• THE TASK: Wherever a line holds the word "this", copy that line out.

====

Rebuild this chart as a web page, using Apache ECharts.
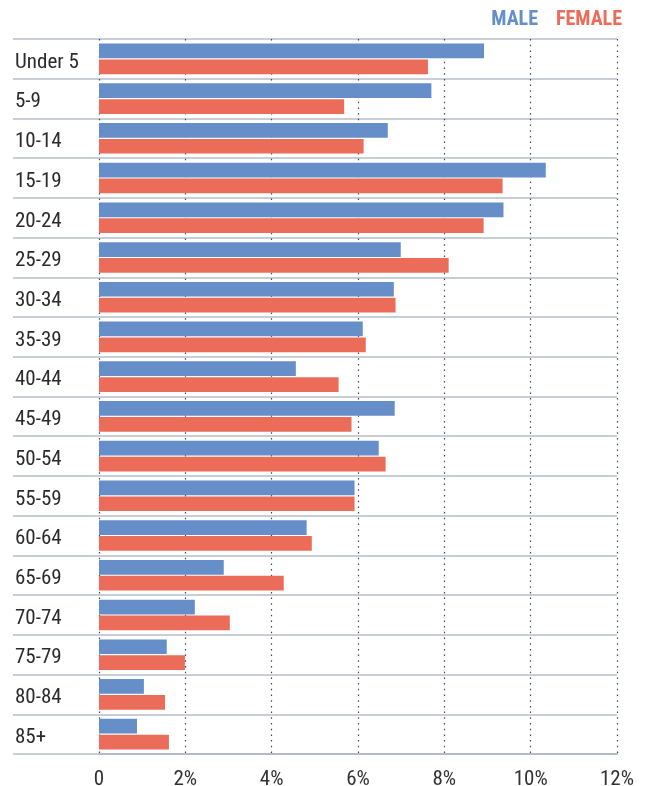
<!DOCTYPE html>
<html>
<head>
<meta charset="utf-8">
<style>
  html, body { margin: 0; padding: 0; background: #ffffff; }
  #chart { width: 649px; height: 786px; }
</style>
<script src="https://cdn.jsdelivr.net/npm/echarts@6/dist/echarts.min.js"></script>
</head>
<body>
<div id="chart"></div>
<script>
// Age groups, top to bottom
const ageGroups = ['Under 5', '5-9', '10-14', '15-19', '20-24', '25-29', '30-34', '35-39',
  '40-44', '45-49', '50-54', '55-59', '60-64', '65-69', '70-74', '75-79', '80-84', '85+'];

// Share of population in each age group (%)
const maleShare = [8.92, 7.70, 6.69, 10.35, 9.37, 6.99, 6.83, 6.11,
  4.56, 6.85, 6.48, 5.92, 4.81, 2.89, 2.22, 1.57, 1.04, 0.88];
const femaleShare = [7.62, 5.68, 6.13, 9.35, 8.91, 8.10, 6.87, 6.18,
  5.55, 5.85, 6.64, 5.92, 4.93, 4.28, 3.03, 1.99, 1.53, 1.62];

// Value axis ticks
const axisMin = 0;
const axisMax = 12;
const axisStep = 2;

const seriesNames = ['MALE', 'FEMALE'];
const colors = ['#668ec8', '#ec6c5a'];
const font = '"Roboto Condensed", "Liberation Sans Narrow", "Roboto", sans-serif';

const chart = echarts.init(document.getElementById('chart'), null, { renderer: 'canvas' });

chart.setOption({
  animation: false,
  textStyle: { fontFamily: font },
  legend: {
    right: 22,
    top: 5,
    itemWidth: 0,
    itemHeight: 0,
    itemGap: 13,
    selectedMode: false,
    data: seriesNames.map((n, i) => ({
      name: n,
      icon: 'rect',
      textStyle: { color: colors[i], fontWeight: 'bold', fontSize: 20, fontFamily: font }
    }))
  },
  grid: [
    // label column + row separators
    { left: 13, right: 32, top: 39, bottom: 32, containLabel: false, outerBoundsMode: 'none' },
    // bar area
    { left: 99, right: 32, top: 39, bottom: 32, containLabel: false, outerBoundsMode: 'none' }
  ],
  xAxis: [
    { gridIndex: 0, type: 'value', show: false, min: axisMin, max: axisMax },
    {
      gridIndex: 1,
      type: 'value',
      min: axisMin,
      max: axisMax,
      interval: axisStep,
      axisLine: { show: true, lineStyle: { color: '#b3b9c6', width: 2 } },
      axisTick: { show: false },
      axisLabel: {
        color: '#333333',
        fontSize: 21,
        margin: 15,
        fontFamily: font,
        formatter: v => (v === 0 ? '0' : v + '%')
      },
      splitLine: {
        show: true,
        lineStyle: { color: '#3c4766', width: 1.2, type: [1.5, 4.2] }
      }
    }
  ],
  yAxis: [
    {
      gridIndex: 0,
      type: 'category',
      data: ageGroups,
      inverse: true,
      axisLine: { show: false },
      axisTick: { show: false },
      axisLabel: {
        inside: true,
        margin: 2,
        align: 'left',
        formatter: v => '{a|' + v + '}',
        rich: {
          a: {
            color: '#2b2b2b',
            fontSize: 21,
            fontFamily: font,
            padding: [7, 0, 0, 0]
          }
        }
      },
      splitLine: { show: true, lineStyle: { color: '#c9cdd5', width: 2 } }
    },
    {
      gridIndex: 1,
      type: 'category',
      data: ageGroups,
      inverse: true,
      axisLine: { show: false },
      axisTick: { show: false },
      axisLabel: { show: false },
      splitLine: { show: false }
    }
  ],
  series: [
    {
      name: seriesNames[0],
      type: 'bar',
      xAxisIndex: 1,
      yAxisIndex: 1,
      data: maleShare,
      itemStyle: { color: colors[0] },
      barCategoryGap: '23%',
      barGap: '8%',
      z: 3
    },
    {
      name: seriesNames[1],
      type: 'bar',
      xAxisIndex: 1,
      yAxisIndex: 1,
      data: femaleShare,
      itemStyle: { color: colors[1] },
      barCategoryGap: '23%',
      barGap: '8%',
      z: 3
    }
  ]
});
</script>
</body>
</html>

====

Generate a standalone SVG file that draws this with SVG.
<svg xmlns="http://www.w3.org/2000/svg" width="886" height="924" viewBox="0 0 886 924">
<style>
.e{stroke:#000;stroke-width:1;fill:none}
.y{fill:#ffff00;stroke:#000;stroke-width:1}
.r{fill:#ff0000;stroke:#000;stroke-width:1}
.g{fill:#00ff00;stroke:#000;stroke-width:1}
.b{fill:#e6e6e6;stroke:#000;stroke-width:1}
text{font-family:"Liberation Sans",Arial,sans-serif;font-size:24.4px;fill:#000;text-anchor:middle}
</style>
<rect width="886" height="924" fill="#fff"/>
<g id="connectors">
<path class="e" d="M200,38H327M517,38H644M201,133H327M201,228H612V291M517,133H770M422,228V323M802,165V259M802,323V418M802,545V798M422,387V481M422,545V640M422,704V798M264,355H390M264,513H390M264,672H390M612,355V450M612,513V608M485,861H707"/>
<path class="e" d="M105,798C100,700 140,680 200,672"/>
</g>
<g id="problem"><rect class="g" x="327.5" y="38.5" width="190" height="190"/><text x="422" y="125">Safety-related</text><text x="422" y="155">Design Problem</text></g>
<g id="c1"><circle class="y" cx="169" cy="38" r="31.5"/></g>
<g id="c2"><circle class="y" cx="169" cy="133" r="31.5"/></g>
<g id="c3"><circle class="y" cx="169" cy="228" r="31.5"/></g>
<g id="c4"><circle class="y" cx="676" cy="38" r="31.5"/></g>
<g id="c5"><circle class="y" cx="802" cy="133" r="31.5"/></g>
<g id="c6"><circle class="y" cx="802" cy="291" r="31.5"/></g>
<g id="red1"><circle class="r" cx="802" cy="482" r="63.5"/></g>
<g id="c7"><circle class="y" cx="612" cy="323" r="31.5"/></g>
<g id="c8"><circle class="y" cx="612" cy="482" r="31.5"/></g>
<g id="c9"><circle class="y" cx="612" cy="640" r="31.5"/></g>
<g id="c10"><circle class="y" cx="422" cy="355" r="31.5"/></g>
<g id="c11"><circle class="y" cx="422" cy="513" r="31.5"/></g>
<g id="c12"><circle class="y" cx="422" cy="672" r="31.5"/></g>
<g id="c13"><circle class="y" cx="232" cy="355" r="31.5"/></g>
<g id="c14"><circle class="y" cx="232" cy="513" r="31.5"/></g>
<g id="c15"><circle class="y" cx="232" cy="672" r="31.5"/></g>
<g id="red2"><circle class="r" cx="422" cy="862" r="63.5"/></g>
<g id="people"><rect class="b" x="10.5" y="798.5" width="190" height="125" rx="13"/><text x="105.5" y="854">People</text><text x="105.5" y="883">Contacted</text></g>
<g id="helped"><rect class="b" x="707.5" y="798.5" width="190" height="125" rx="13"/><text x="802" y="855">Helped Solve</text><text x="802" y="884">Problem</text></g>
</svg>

====

• EXERCISE OUTPUT:
Rebuild this chart as a web page, using Apache ECharts.
Generate a standalone SVG file that draws this with SVG.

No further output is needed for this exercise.